The ability to manipulate and distort crime data allows those distorting the data to control the political debate.
I’ve seen many cases of politicized data. Until January 2021, I worked in the U.S. Department of Justice as the senior advisor for research and statistics in the Office of Justice Programs, and part of my job was to evaluate the FBI’s active shooting reports. During my time with the DOJ, I discovered that the FBI either missed or misidentified many cases of civilians using guns to stop attacks. For instance, the FBI continues to report that armed citizens stopped only 14 of the 350 active shooter cases identified between 2014 to 2023.
The Crime Prevention Research Center (CPRC), which I run, has found many more missed cases and is keeping an updated list. As such, the CPRC numbers tell a much different story: Out of 515 active shooter incidents from 2014 to 2023, armed citizens stopped 180, saving countless innocent lives. Our numbers even excluded 27 cases where a law-abiding citizen with a gun stopped an attacker before he could fire a shot.
Overall, the CPRC estimates that law-abiding citizens with guns have stopped more than 35 percent of active shootings over the last decade and 39.6 percent in the last five years. This figure is almost nine times higher than the four percent estimate made by the FBI.
This figure increases even more when looking only at areas where citizens are legally allowed to carry a firearm. After all, you can’t expect that law-abiding citizens will stop attacks in gun-free zones. In places where law-abiding citizens are allowed to carry firearms, we estimate that armed civilians stopped 51 percent of active shootings over the past decade.
Unfortunately, the FBI dataset is missing so many defensive gun uses that it’s hard to believe it is accidental, and especially as they also never corrected mistakes that I brought to their attention. Since we list out each case and link to the underlying sources, no one needs to take our word for these missing or misidentified cases.
The FBI also has a big transparency problem, and their actions came to a head during last year’s presidential election. For a year, the media used the FBI’s estimates of reported crime for 2022 to claim that crime was falling under the Biden administration. Relying on the 2022 data, news headlines like NPR asserted: “Violent crime is dropping fast in the US — even if Americans don’t believe it.”
ABC’s David Muir used this misleading data to “fact check” Donald Trump during the presidential debate against Kamala Harris. “Crime here is up and through the roof despite their fraudulent statements that they made,” Trump said.

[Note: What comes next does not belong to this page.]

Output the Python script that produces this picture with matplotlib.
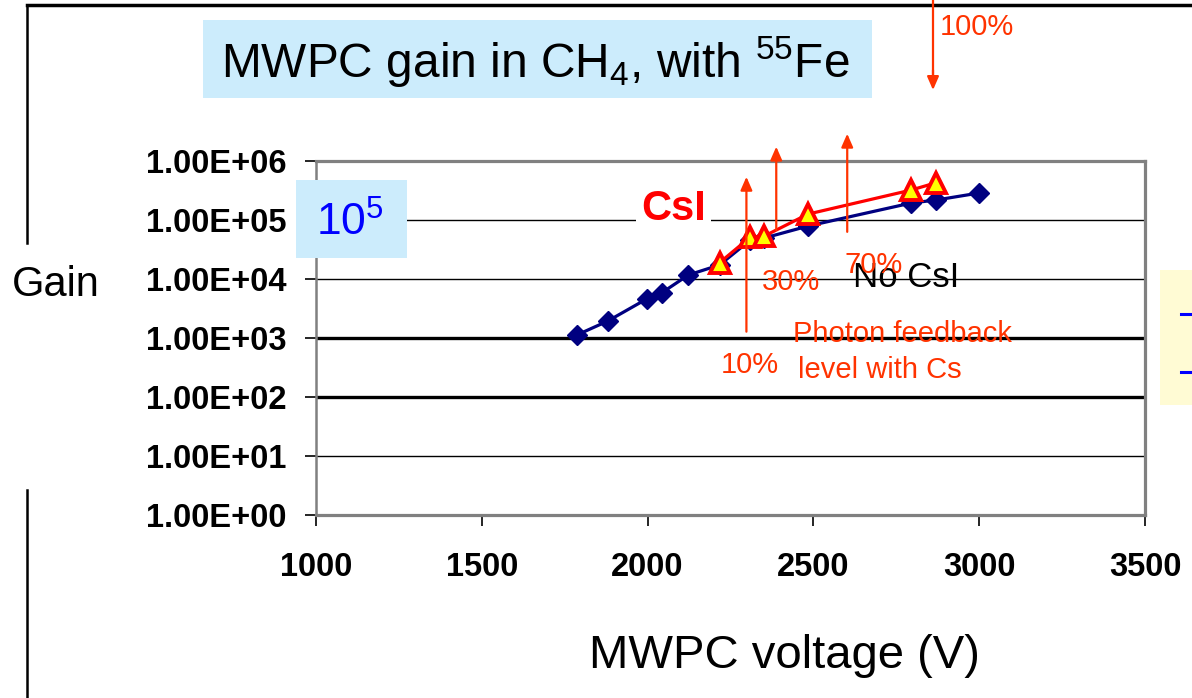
import matplotlib
matplotlib.use("Agg")
import matplotlib.pyplot as plt
from matplotlib.patches import Rectangle
from matplotlib.lines import Line2D
from matplotlib import font_manager

plt.rcParams["mathtext.fontset"] = "custom"
plt.rcParams["mathtext.rm"] = "Liberation Sans"
plt.rcParams["mathtext.it"] = "Liberation Sans"
plt.rcParams["mathtext.bf"] = "Liberation Sans:bold"

# ---------------- data ----------------
voltage_nocsi = [1786, 1880, 1997, 2042, 2123, 2217, 2310, 2352, 2484, 2795, 2870, 3000]
gain_nocsi = [1120, 1940, 4580, 5800, 11700, 17300, 45800, 49500, 79000, 194000, 218000, 287000]
voltage_csi = [2217, 2310, 2352, 2484, 2795, 2870]
gain_csi = [18900, 51500, 53500, 126000, 322000, 428000]

x_ticks = [1000, 1500, 2000, 2500, 3000, 3500]
x_tick_labels = ["1000", "1500", "2000", "2500", "3000", "3500"]
y_ticks = [1e0, 1e1, 1e2, 1e3, 1e4, 1e5, 1e6]
y_tick_labels = ["1.00E+00", "1.00E+01", "1.00E+02", "1.00E+03", "1.00E+04", "1.00E+05", "1.00E+06"]

# photon feedback arrows: (voltage, gain start, gain end)
feedback_arrows = [(2298, 1.28e3, 5.4e5), (2388, 6.8e4, 1.75e6), (2602, 6.3e4, 2.9e6)]

W, H = 1192, 698
fig = plt.figure(figsize=(W / 100, H / 100), dpi=100)

def fx(x):
    return x / W

def fy(y):
    return 1 - y / H

names = {f.name for f in font_manager.fontManager.ttflist}
narrow = "Liberation Sans Narrow" in names
red_family = "Liberation Sans Narrow" if narrow else "Liberation Sans"
red_size = 25 if narrow else 21

RED = "#FF3300"
LBLUE = "#CCECFC"

ax = fig.add_axes([fx(316), fy(515), fx(1145) - fx(316), fy(161) - fy(515)])
ax.patch.set_alpha(0)
ax.set_yscale("log")
ax.set_xlim(1000, 3500)
ax.set_ylim(1, 1e6)

# gridlines
grid_w = {1e1: 1.0, 1e2: 2.4, 1e3: 2.4, 1e4: 1.0, 1e5: 1.0}
for yv in y_ticks[1:-1]:
    ax.axhline(yv, color="black", lw=grid_w[yv], zorder=1)

ax.plot(voltage_nocsi, gain_nocsi, color="#000080", lw=2.3, marker="D", ms=10.5,
        mfc="#000080", mec="#000080", zorder=3)
ax.plot(voltage_csi, gain_csi, color="#FF0000", lw=2.3, marker="^", ms=14,
        mfc="#FFFF00", mec="#FF0000", mew=2.8, zorder=4)

ax.set_xticks(x_ticks)
ax.set_xticklabels(x_tick_labels)
ax.set_yticks(y_ticks)
ax.set_yticklabels(y_tick_labels)
ax.yaxis.set_minor_locator(matplotlib.ticker.NullLocator())
for lab in ax.get_xticklabels() + ax.get_yticklabels():
    lab.set_fontfamily("Liberation Sans")
    lab.set_fontweight("bold")
    lab.set_fontsize(23.5)
ax.tick_params(axis="y", direction="out", length=8, width=1.2, pad=13, colors="black")
ax.tick_params(axis="x", direction="out", length=8, width=1.2, pad=19, colors="black")
for s in ["top", "bottom", "right"]:
    ax.spines[s].set_color("#808080")
    ax.spines[s].set_linewidth(2.3)
ax.spines["left"].set_color("#808080")
ax.spines["left"].set_linewidth(1.8)

for v, g0, g1 in feedback_arrows:
    ax.annotate("", xy=(v, g1), xytext=(v, g0), xycoords="data", annotation_clip=False,
                arrowprops=dict(arrowstyle="-|>,head_length=0.8,head_width=0.35", color=RED,
                                lw=1.6, shrinkA=0, shrinkB=0), zorder=5)

# texts in axes
ax.text(2078, 1.0e5, "CsI", color="#FF0000", fontsize=30, fontweight="bold",
        family="Liberation Sans", ha="center", va="baseline",
        bbox=dict(facecolor="white", edgecolor="none", pad=4), zorder=2)

# figure-level decorations
fig.add_artist(Line2D([fx(27), fx(1192)], [fy(5), fy(5)], color="black", lw=2.5))
fig.add_artist(Line2D([fx(27), fx(27)], [fy(5), fy(243)], color="black", lw=1.8))
fig.add_artist(Line2D([fx(27), fx(27)], [fy(490), fy(698)], color="black", lw=1.8))

fig.add_artist(Rectangle((fx(203), fy(98)), fx(872) - fx(203), fy(20) - fy(98),
                         transform=fig.transFigure, facecolor=LBLUE, edgecolor="none", zorder=0))
fig.text(fx(535), fy(78), r"MWPC gain in CH$_4$, with $^{55}$Fe", fontsize=34.5,
         family="Liberation Sans", ha="center", va="baseline", color="black")

fig.add_artist(Rectangle((fx(296), fy(258)), fx(407) - fx(296), fy(180) - fy(258),
                         transform=fig.transFigure, facecolor=LBLUE, edgecolor="none", zorder=2))
fig.text(fx(350), fy(236), r"10$^5$", fontsize=32, family="Liberation Sans",
         ha="center", va="baseline", color="#0000FF", zorder=3)

fig.text(fx(56), fy(296), "Gain", fontsize=30, family="Liberation Sans",
         ha="center", va="baseline")
fig.text(fx(784), fy(668), "MWPC voltage (V)", fontsize=34, family="Liberation Sans",
         ha="center", va="baseline")

fig.text(fx(906), fy(287), "No CsI", fontsize=25, family="Liberation Sans",
         ha="center", va="baseline", color="black")
for txt, x, y in [("10%", 750, 373), ("30%", 791, 290), ("70%", 874, 273),
                  ("100%", 977, 35), ("Photon feedback", 902, 342), ("level with Cs", 880, 378)]:
    fig.text(fx(x), fy(y), txt, fontsize=red_size, family=red_family, ha="center",
             va="baseline", color=RED)

# 100% arrow (pointing down from top)
fig.add_artist(Line2D([fx(933), fx(933)], [fy(0), fy(78)], color=RED, lw=1.6))
ax.annotate("", xy=(fx(933), fy(90)), xytext=(fx(933), fy(70)), xycoords="figure fraction",
            annotation_clip=False,
            arrowprops=dict(arrowstyle="-|>,head_length=0.8,head_width=0.35", color=RED,
                            lw=1.6, shrinkA=0, shrinkB=0))

# partial legend at right edge
fig.add_artist(Rectangle((fx(1160), fy(405)), fx(1192) - fx(1160), fy(270) - fy(405),
                         transform=fig.transFigure, facecolor="#FFFBD4", edgecolor="none", zorder=0))
for yy in (314, 372):
    fig.add_artist(Line2D([fx(1181), fx(1192)], [fy(yy), fy(yy)], color="#0000FF", lw=2.2))

fig.savefig("out.png", dpi=100)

Muir rebutted him with, “President Trump, as you know, the FBI says overall violent crime is actually coming down in this country.”
Trump was right. When the FBI released its numbers for 2023 in September 2024, it hid that it had revised its earlier crime data for 2021 and 2022, hiding the increase in 2022.
The FBI press release never mentioned that the bureau had revised its violent crime for 2022 data from a 2.1 percent drop to a 4.5 percent increase. Their full report itself only vaguely mentioned that they had revised the data in a footnote. Just days before an election in which crime was been a top issue for voters, despite repeated requests for clarification from the press, the FBI continued to hide the revisions.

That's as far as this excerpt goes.